◆ What the task requires
Begin with the first line of the material and write out each line exactly, ending with the line that contains "330, 340, 350];". Pictures are not part of the copy.
☆ ☆ ☆
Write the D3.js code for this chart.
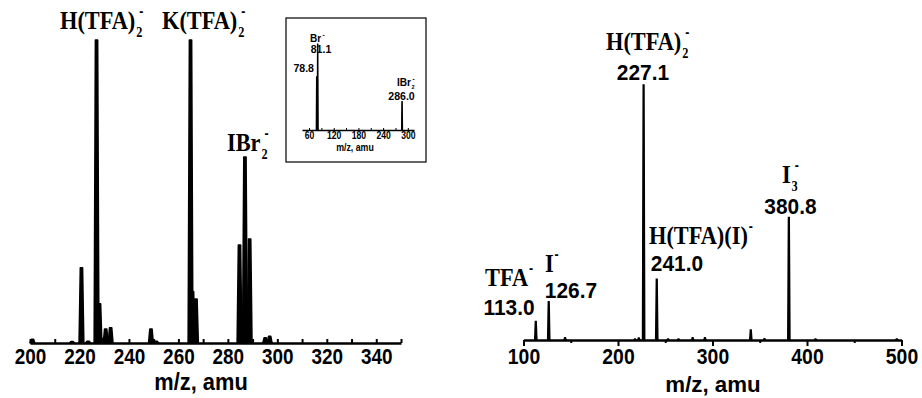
<!DOCTYPE html>
<html>
<head>
<meta charset="utf-8">
<script src="https://cdn.jsdelivr.net/npm/d3@7"></script>
<style>
  html, body { margin: 0; padding: 0; background: #fff; }
  svg { display: block; }
  .ax text { font-family: "Liberation Sans", Arial, sans-serif; font-weight: bold; fill: #000; }
  .ax path, .ax line { stroke: #000; }
</style>
</head>
<body>
<svg id="chart" width="922" height="398"></svg>
<script>
// ---- Left spectrum (m/z 200–350) ----
const leftMz        = [201.0, 217.0, 220.8, 223.5, 226.9, 228.1, 229.5, 230.6, 232.6, 248.9, 251.0, 264.9, 265.7, 267.1, 284.7, 286.9, 288.8, 295.1, 296.9];
const leftIntensity = [1.2,   0.5,   24.8,  0.6,   100,   12.9,  1.5,   4.6,   5.0,   4.6,   0.6,   100,   17.0,  14.5,  32.3,  61.4,  34.3,  1.7,   2.2];
const leftTicks = [200, 220, 240, 260, 280, 300, 320, 340];
const leftMinorTicks = [200, 210, 220, 230, 240, 250, 260, 270, 280, 290, 300, 310, 320, 330, 340, 350];

// ---- Inset spectrum (m/z 60–300) ----
const insetMz        = [78.8, 81.1, 286.0];
const insetIntensity = [62,   100,  33];
const insetTicks = [60, 120, 180, 240, 300];
const insetMinorTicks = [90, 150, 210, 270];

// ---- Right spectrum (m/z 100–500) ----
const rightMz        = [113.0, 126.7, 144.0, 218.0, 222.0, 227.1, 241.0, 253.0, 264.0, 279.0, 292.0, 340.5, 355.0, 380.8, 409.0, 495.0];
const rightIntensity = [7.2,   15.0,  0.9,   0.4,   0.8,   100,   23.8,  0.4,   0.4,   0.9,   0.9,   3.9,   0.5,   48.0,  0.4,   0.4];
const rightTicks = [100, 200, 300, 400, 500];
const rightMinorTicks = [150, 250, 350, 450];

const svg = d3.select("#chart");
const SERIF = '"Liberation Serif", "Times New Roman", serif';
const SANS = '"Liberation Sans", Arial, sans-serif';

// Ion label: main text with optional subscript and superscript charge
function ion(g, x, y, main, sub, sup, size, sx) {
  const grp = g.append("g").attr("transform", `translate(${x},${y}) scale(${sx},1)`);
  const t = grp.append("text").attr("x", 0).attr("y", 0)
    .attr("font-family", SERIF).attr("font-weight", "bold")
    .attr("font-size", size).text(main);
  const w = t.node().getComputedTextLength();
  const small = size * 0.55;
  if (sub) grp.append("text").attr("x", w + 1).attr("y", size * 0.3)
    .attr("font-family", SERIF).attr("font-weight", "bold").attr("font-size", small).text(sub);
  if (sup) grp.append("text").attr("x", w + 1 + (sub ? small * 0.25 : 0)).attr("y", -size * 0.5)
    .attr("font-family", SANS).attr("font-weight", "bold").attr("font-size", small).text(sup);
  return grp;
}

// Condensed bold sans text
function sansText(g, x, y, txt, size, sx, anchor) {
  g.append("g").attr("transform", `translate(${x},${y}) scale(${sx},1)`)
    .append("text").attr("font-family", SANS).attr("font-weight", "bold")
    .attr("font-size", size).attr("text-anchor", anchor || "middle").text(txt);
}

// Filled peak profile (narrow trapezoid) at each m/z
function peakPath(x, y, mz, inten, hwBase, hwTop) {
  const y0 = y(0), yt = y(inten);
  return `M${x(mz - hwBase)},${y0}L${x(mz - hwTop)},${yt}L${x(mz + hwTop)},${yt}L${x(mz + hwBase)},${y0}Z`;
}

function styleTicks(ax, size, sx) {
  ax.selectAll(".tick text").attr("font-size", size).attr("transform", `scale(${sx},1)`);
}

// ================= Left panel =================
{
  const x = d3.scaleLinear().domain([200, 350]).range([30, 401]);
  const y = d3.scaleLinear().domain([0, 100]).range([343, 40]);
  const g = svg.append("g");

  g.append("g").selectAll("path").data(leftMz.map((m, i) => [m, leftIntensity[i]]))
    .join("path")
    .attr("d", d => peakPath(x, y, d[0], d[1], 0.95, 0.45))
    .attr("fill", "#000").attr("stroke", "#000").attr("stroke-width", 1.6)
    .attr("stroke-linejoin", "round");

  const ax = g.append("g").attr("class", "ax").attr("transform", `translate(0,${y(0)})`)
    .call(d3.axisBottom(x).tickValues(leftMinorTicks).tickSizeInner(-4).tickSizeOuter(0).tickPadding(5)
      .tickFormat(d => leftTicks.includes(d) ? d3.format("d")(d) : ""));
  ax.select(".domain").attr("stroke-width", 2.5);
  ax.selectAll(".tick line").attr("stroke-width", 2);
  styleTicks(ax, 22, 0.86);

  sansText(g, 201, 390, "m/z, amu", 23, 0.95);

  ion(g, 60, 29, "H(TFA)", "2", "-", 26, 0.86);
  ion(g, 162, 29, "K(TFA)", "2", "-", 26, 0.86);
  ion(g, 227, 151, "IBr", "2", "-", 26, 0.86);

  // ---- Inset ----
  const ins = g.append("g");
  ins.append("rect").attr("x", 286).attr("y", 18).attr("width", 140).attr("height", 144)
    .attr("fill", "#fff").attr("stroke", "#000").attr("stroke-width", 1.2);
  const xi = d3.scaleLinear().domain([43, 315]).range([302, 414]);
  const yi = d3.scaleLinear().domain([0, 100]).range([130, 44]);
  ins.append("g").selectAll("path").data(insetMz.map((m, i) => [m, insetIntensity[i]]))
    .join("path")
    .attr("d", d => peakPath(xi, yi, d[0], d[1], 1.3, 0.5))
    .attr("fill", "#000").attr("stroke", "#000").attr("stroke-width", 1.1);
  const axi = ins.append("g").attr("class", "ax").attr("transform", `translate(0,${yi(0)})`)
    .call(d3.axisBottom(xi).tickValues(insetTicks.concat(insetMinorTicks)).tickSizeInner(-2).tickSizeOuter(0).tickPadding(2)
      .tickFormat(d => insetTicks.includes(d) ? d3.format("d")(d) : ""));
  axi.select(".domain").attr("stroke-width", 1.3);
  axi.selectAll(".tick line").attr("stroke-width", 1);
  styleTicks(axi, 10.5, 0.82);
  sansText(ins, 355, 151, "m/z, amu", 10, 0.88);

  const insLbl = (gg, xx, yy, main, sub, sup) => {
    const grp = gg.append("g").attr("transform", `translate(${xx},${yy}) scale(0.92,1)`);
    const t = grp.append("text").attr("font-family", SANS).attr("font-weight", "bold").attr("font-size", 11).text(main);
    const w = t.node().getComputedTextLength();
    if (sub) grp.append("text").attr("x", w + 0.5).attr("y", 3).attr("font-family", SANS).attr("font-weight", "bold").attr("font-size", 6).text(sub);
    if (sup) grp.append("text").attr("x", w + 1.5).attr("y", -5).attr("font-family", SANS).attr("font-weight", "bold").attr("font-size", 7).text(sup);
  };
  insLbl(ins, 310, 41.5, "Br", null, "-");
  sansText(ins, 321, 53, "81.1", 11.5, 0.92);
  sansText(ins, 314, 72, "78.8", 11.5, 0.92, "end");
  insLbl(ins, 397, 86, "IBr", "2", "-");
  sansText(ins, 401.5, 99.5, "286.0", 11.5, 0.92);
}

// ================= Right panel =================
{
  const x = d3.scaleLinear().domain([100, 500]).range([523.5, 901.5]);
  const y = d3.scaleLinear().domain([0, 100]).range([340, 85]);
  const g = svg.append("g");

  g.append("g").selectAll("path").data(rightMz.map((m, i) => [m, rightIntensity[i]]))
    .join("path")
    .attr("d", d => peakPath(x, y, d[0], d[1], 1.1, 0.35))
    .attr("fill", "#000").attr("stroke", "#000").attr("stroke-width", 1.6);

  const ax = g.append("g").attr("class", "ax").attr("transform", `translate(0,${y(0)})`)
    .call(d3.axisBottom(x).tickValues(rightTicks).tickSizeInner(6).tickSizeOuter(0).tickPadding(2).tickFormat(d3.format("d")));
  ax.select(".domain").attr("stroke-width", 2.5);
  ax.selectAll(".tick line").attr("stroke-width", 2);
  styleTicks(ax, 22, 0.88);
  const axm = g.append("g").attr("class", "ax").attr("transform", `translate(0,${y(0)})`)
    .call(d3.axisBottom(x).tickValues(rightMinorTicks).tickSizeInner(3).tickSizeOuter(0).tickFormat(""));
  axm.select(".domain").remove();
  axm.selectAll(".tick line").attr("stroke-width", 2);

  sansText(g, 713, 392, "m/z, amu", 23, 0.97);

  ion(g, 606, 50, "H(TFA)", "2", "-", 26, 0.86);
  sansText(g, 643, 80, "227.1", 22, 0.95);
  ion(g, 649, 244, "H(TFA)(I)", null, "-", 26, 0.86);
  sansText(g, 677, 271, "241.0", 22, 0.95);
  ion(g, 782, 183, "I", "3", "-", 26, 0.86);
  sansText(g, 790.5, 214, "380.8", 22, 0.95);
  ion(g, 485, 286, "TFA", null, "-", 26, 0.86);
  sansText(g, 509, 315, "113.0", 22, 0.95);
  ion(g, 545, 272, "I", null, "-", 26, 0.86);
  sansText(g, 571, 298, "126.7", 22, 0.95);
}
</script>
</body>
</html>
☆ ☆ ☆
◆ Exercise result
Write the D3.js code for this chart.
<!DOCTYPE html>
<html>
<head>
<meta charset="utf-8">
<script src="https://cdn.jsdelivr.net/npm/d3@7"></script>
<style>
  html, body { margin: 0; padding: 0; background: #fff; }
  svg { display: block; }
  .ax text { font-family: "Liberation Sans", Arial, sans-serif; font-weight: bold; fill: #000; }
  .ax path, .ax line { stroke: #000; }
</style>
</head>
<body>
<svg id="chart" width="922" height="398"></svg>
<script>
// ---- Left spectrum (m/z 200–350) ----
const leftMz        = [201.0, 217.0, 220.8, 223.5, 226.9, 228.1, 229.5, 230.6, 232.6, 248.9, 251.0, 264.9, 265.7, 267.1, 284.7, 286.9, 288.8, 295.1, 296.9];
const leftIntensity = [1.2,   0.5,   24.8,  0.6,   100,   12.9,  1.5,   4.6,   5.0,   4.6,   0.6,   100,   17.0,  14.5,  32.3,  61.4,  34.3,  1.7,   2.2];
const leftTicks = [200, 220, 240, 260, 280, 300, 320, 340];
const leftMinorTicks = [200, 210, 220, 230, 240, 250, 260, 270, 280, 290, 300, 310, 320, 330, 340, 350];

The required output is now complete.